+++ PROVIDED ENTRIES +++

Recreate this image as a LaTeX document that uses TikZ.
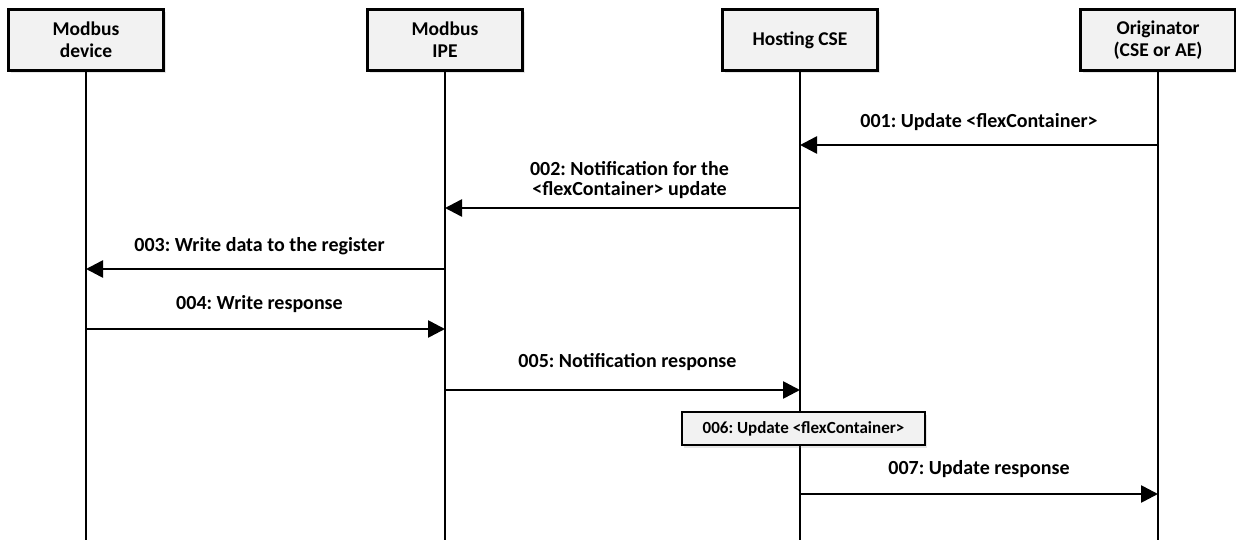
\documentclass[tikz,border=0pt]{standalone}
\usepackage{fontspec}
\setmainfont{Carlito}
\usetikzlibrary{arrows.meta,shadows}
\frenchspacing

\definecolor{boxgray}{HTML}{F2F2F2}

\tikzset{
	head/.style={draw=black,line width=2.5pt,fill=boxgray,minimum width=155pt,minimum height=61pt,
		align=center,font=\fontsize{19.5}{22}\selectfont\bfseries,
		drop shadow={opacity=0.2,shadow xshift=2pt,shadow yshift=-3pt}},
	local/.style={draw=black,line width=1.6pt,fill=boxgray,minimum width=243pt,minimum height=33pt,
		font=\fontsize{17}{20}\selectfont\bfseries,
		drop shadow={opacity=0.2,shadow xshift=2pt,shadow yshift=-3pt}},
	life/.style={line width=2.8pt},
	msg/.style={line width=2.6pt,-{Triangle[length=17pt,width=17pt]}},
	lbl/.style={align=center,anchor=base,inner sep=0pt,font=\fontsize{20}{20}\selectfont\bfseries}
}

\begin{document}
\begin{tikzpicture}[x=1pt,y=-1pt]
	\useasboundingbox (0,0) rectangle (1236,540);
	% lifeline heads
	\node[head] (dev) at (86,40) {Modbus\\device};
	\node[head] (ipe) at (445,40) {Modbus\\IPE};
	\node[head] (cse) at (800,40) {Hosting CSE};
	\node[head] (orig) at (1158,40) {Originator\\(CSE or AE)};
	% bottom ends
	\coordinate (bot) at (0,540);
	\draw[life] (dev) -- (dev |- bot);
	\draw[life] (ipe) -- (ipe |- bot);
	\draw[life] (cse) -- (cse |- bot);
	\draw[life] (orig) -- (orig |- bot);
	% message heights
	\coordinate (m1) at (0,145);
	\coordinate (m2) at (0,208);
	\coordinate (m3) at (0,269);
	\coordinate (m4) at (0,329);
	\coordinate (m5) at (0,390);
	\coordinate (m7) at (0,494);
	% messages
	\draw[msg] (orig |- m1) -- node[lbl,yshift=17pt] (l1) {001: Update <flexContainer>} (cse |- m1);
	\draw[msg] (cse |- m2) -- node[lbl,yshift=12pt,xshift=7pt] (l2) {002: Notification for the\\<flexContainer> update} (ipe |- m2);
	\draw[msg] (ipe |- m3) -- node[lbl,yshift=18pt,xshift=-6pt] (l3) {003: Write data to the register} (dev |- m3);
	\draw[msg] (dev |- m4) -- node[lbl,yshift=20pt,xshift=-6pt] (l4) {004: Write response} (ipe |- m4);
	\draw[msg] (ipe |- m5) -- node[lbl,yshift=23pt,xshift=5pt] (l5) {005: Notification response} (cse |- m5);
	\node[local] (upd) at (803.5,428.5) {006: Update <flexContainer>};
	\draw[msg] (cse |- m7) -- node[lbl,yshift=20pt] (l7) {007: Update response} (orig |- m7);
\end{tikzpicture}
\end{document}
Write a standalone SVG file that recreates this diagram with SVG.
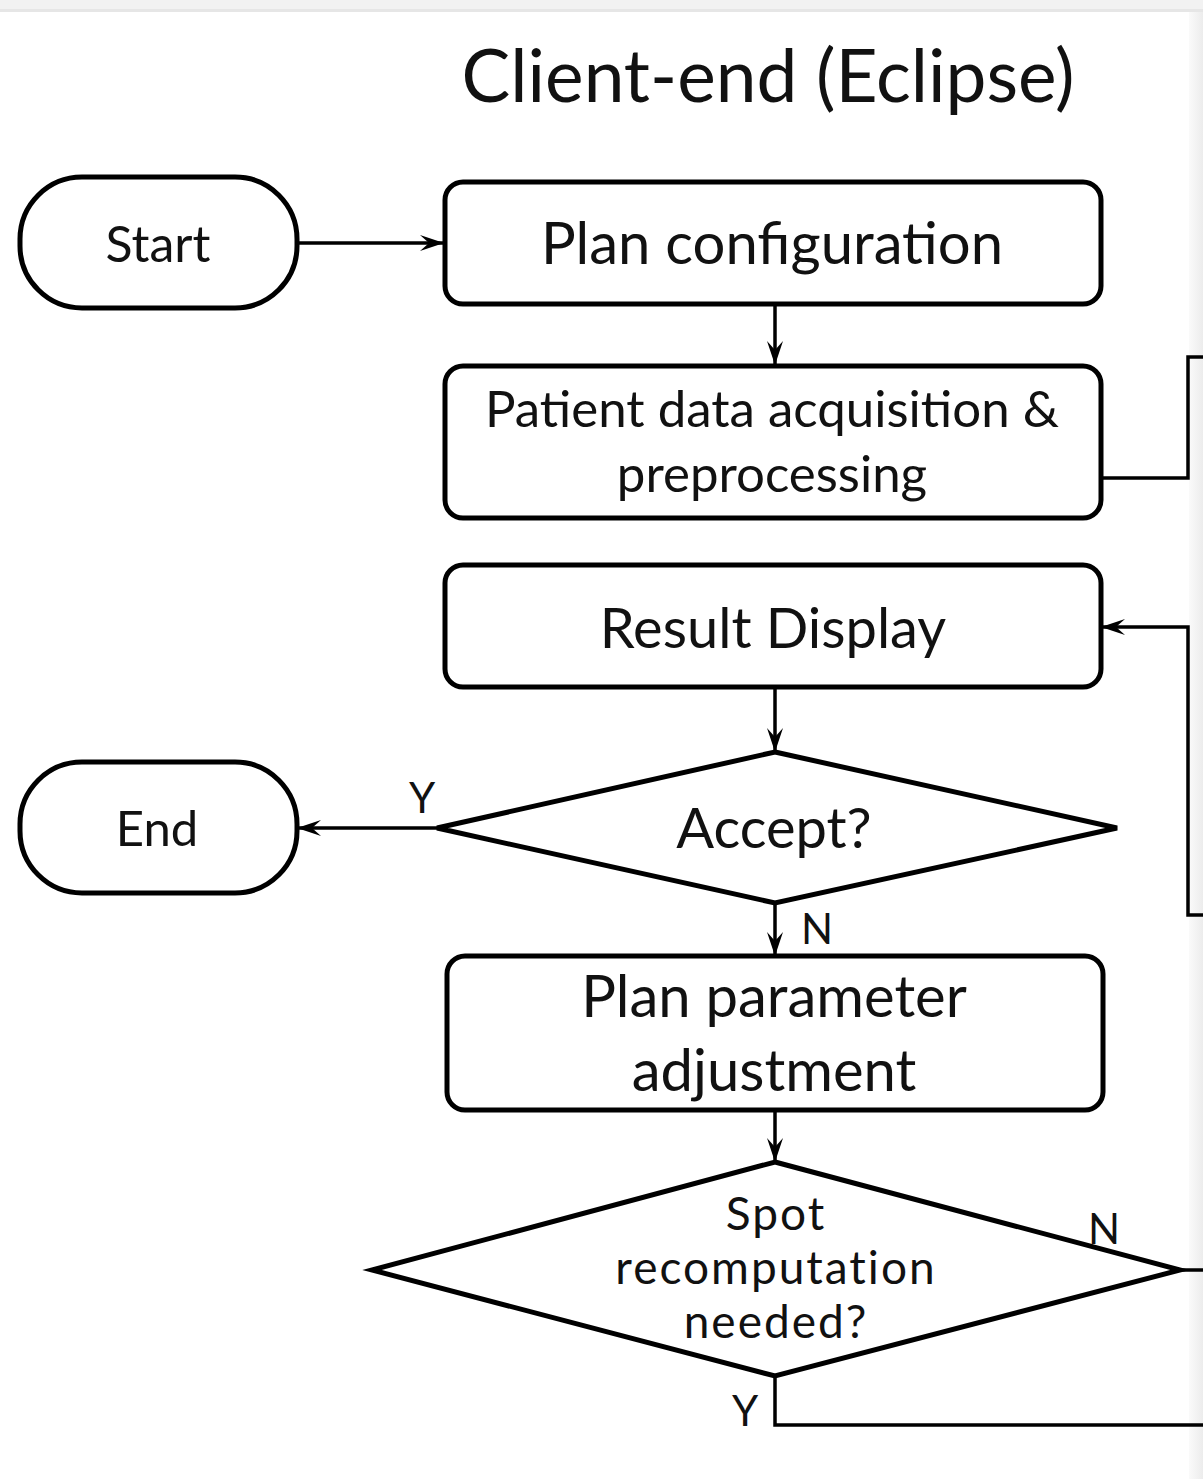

+++

#### WHAT IS NEEDED
Leave the pictures out and reproduce all of the records exactly.

#### OUTPUT FOR THIS EXERCISE
Recreate this image as a LaTeX document that uses TikZ.
\documentclass[tikz,border=0pt]{standalone}
\usepackage{fontspec}
\setmainfont{Carlito}
\usetikzlibrary{arrows.meta,shadows}
\frenchspacing

\definecolor{boxgray}{HTML}{F2F2F2}

\tikzset{
	head/.style={draw=black,line width=2.5pt,fill=boxgray,minimum width=155pt,minimum height=61pt,
		align=center,font=\fontsize{19.5}{22}\selectfont\bfseries,
		drop shadow={opacity=0.2,shadow xshift=2pt,shadow yshift=-3pt}},
	local/.style={draw=black,line width=1.6pt,fill=boxgray,minimum width=243pt,minimum height=33pt,
		font=\fontsize{17}{20}\selectfont\bfseries,
		drop shadow={opacity=0.2,shadow xshift=2pt,shadow yshift=-3pt}},
	life/.style={line width=2.8pt},
	msg/.style={line width=2.6pt,-{Triangle[length=17pt,width=17pt]}},
	lbl/.style={align=center,anchor=base,inner sep=0pt,font=\fontsize{20}{20}\selectfont\bfseries}
}

\begin{document}
\begin{tikzpicture}[x=1pt,y=-1pt]
	\useasboundingbox (0,0) rectangle (1236,540);
	% lifeline heads
	\node[head] (dev) at (86,40) {Modbus\\device};
	\node[head] (ipe) at (445,40) {Modbus\\IPE};
	\node[head] (cse) at (800,40) {Hosting CSE};
	\node[head] (orig) at (1158,40) {Originator\\(CSE or AE)};
	% bottom ends
	\coordinate (bot) at (0,540);
	\draw[life] (dev) -- (dev |- bot);
	\draw[life] (ipe) -- (ipe |- bot);
	\draw[life] (cse) -- (cse |- bot);
	\draw[life] (orig) -- (orig |- bot);
	% message heights
	\coordinate (m1) at (0,145);
	\coordinate (m2) at (0,208);
	\coordinate (m3) at (0,269);
	\coordinate (m4) at (0,329);
	\coordinate (m5) at (0,390);
	\coordinate (m7) at (0,494);
	% messages
	\draw[msg] (orig |- m1) -- node[lbl,yshift=17pt] (l1) {001: Update <flexContainer>} (cse |- m1);
	\draw[msg] (cse |- m2) -- node[lbl,yshift=12pt,xshift=7pt] (l2) {002: Notification for the\\<flexContainer> update} (ipe |- m2);
	\draw[msg] (ipe |- m3) -- node[lbl,yshift=18pt,xshift=-6pt] (l3) {003: Write data to the register} (dev |- m3);
	\draw[msg] (dev |- m4) -- node[lbl,yshift=20pt,xshift=-6pt] (l4) {004: Write response} (ipe |- m4);
	\draw[msg] (ipe |- m5) -- node[lbl,yshift=23pt,xshift=5pt] (l5) {005: Notification response} (cse |- m5);
	\node[local] (upd) at (803.5,428.5) {006: Update <flexContainer>};
	\draw[msg] (cse |- m7) -- node[lbl,yshift=20pt] (l7) {007: Update response} (orig |- m7);
\end{tikzpicture}
\end{document}
Write a standalone SVG file that recreates this diagram with SVG.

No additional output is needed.